Lotta finds herself in an unlikely romance with a paraplegic drummer, Bodie, with aspirations to saving the world. Through a series of plot machinations, the two find themselves trapped under the Hollywood sign, the place where the dream-makers always seem to find themselves.

When Mark comes to rescue them, he and the star-crossed lovers find themselves on a double-date with the LAPD, ending up in a Santa Monica police station where they engage in a Seinfeldian series of political debates that end up re-invigorating Perdue’s scientific curiosity.

Closer to the ground, he has to decide what to do with Blythe, and his own erotic confusion.

“A necessary base of male desire is that it’s fundamentally impolite,” Jones writes. “What it wants to do to a female is to literally get on top and reduce her to mindlessness, maybe that’s not the deliberate intention, but it’s what happens in the end, and you have to want to undertake to do this to somebody with her own dignity and sensibility and rights.”

Characteristically, Perdue gets out of this dilemma by sabotaging his own amatory interests. He appreciates the sacrifice this “escort” is willing to make for him, as she comes back to his hotel room after bailing the threesome out of jail. “And now here she was on the bed; she had made herself now a lower-class sort of woman for him, a second-best, low-self-esteem, out-of–town woman.” Possibly out of respect for her, and out of understanding what the implications would be with Audrey, he simply (and comically) blows it.

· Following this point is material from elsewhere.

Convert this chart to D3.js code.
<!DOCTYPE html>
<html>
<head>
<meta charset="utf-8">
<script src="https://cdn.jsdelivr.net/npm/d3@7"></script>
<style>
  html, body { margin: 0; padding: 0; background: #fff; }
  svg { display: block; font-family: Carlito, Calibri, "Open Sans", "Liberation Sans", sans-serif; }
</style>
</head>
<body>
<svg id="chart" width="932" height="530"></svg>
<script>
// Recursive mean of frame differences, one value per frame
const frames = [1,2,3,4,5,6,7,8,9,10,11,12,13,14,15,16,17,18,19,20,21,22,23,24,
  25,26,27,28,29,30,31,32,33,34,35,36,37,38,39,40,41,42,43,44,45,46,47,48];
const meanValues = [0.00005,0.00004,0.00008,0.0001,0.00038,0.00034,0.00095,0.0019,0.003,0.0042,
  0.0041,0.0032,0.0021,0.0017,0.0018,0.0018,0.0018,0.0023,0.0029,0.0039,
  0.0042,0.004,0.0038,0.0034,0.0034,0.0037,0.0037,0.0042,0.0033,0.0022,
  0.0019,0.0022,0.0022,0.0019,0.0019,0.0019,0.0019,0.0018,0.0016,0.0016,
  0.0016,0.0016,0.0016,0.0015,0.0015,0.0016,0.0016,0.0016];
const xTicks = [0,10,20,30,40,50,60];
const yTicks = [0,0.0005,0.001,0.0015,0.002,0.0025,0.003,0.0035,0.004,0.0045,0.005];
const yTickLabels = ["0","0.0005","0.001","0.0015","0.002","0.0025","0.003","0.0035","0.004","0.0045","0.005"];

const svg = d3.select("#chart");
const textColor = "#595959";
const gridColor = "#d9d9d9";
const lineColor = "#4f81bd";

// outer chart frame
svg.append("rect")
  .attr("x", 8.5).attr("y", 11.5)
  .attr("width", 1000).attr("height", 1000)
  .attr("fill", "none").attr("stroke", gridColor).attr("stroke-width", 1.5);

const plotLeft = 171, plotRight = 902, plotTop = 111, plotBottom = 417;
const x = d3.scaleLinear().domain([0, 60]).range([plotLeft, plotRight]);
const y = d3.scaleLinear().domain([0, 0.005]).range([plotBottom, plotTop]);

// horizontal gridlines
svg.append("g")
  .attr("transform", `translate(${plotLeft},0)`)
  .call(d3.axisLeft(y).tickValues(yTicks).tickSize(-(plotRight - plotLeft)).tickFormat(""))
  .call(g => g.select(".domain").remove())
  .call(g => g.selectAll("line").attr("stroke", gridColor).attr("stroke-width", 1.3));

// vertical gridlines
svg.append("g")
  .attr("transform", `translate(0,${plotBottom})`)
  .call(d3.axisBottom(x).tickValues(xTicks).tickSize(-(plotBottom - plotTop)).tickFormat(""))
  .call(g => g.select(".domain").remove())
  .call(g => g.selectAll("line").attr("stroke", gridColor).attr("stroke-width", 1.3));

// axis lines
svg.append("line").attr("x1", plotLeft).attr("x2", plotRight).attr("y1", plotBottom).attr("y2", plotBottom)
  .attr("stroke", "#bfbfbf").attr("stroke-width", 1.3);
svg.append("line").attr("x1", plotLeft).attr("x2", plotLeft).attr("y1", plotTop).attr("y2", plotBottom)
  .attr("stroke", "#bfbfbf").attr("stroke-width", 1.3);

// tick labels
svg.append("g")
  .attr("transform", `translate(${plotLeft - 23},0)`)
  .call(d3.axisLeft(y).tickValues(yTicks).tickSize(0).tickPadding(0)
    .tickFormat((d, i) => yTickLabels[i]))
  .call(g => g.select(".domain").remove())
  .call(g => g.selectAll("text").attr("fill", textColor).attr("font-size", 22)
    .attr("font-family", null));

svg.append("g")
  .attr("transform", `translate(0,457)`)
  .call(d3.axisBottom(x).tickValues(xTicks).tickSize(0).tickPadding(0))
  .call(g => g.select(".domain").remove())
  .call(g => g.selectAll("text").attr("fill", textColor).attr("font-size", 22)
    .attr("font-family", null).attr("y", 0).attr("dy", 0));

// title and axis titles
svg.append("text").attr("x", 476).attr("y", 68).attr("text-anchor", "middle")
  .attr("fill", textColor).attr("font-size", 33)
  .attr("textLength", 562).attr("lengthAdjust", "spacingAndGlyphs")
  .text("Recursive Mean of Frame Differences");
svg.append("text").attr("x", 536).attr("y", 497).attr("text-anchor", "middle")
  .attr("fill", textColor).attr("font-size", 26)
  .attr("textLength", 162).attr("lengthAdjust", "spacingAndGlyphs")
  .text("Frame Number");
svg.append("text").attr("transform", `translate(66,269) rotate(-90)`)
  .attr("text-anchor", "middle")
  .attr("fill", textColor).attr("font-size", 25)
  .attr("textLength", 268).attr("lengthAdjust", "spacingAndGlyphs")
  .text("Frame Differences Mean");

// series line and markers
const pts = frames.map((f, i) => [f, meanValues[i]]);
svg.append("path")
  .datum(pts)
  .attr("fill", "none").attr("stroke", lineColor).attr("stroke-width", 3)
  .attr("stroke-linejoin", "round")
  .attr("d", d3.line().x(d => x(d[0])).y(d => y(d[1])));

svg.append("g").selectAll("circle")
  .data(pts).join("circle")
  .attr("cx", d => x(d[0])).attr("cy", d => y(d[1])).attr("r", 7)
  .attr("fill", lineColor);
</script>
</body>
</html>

Jones (whom duty compels me to report I know a bit, having excerpted a section of his earlier novel, California’s Over, in the San Francisco Examiner Magazine) is a fine observer of the failings of the species, and is particularly acute about the lapses of his own gender. He manages to write about sex without the lubricity or self-regard of an Updike, and strikes a different note, in a minor and more delicate key than, say, Tom Perrota or Franzen.

And he’s a master of the throw-away line. “All that was worrying her was the fate of The Earth, that trifle,” Perdue thinks, in the midst of a hot political/environmental debate with his daughter.

In an interview with the website writeononline.com, Jones says, of his own becomingly modest literary aspirations, “I shy away from specific themes or morals. As for what readers might carry away from any of my books, I guess I most hope that they might go off loving the world more, and their own lives more. Empathy is the special gift of the narrative arts.”

Louis B. Jones’ empathetic vision sees beyond the stars, into our hearts, with rigorous unsentimentality and an almost cosmic sense of forgiveness.

Louis B. Jones will be reading from and signing copies of Radiance at Book Passage, 51 Tamal Vista Blvd., Corte Madera, at 7 p.m. today.

Paul Wilner is a member of the National Book Critics Circle who has contributed to the Paris Review, the San Francisco Chronicle and Los Angeles Times Book Review sections and Barnesandnoblereview.com, among other publications. He is currently Journalism Coordinator for the Academy of Art’s Fashion Department.

One thought on “An Emphatic Vision That Sees Beyond the Stars: Louis B. Jones’ ‘Radiance’

  1. This book is one of Jones’ best–and that’s saying something. I gave it a short review online several weeks ago. How marvelous to have a literate writer who can both plot and explore nuanced emotion!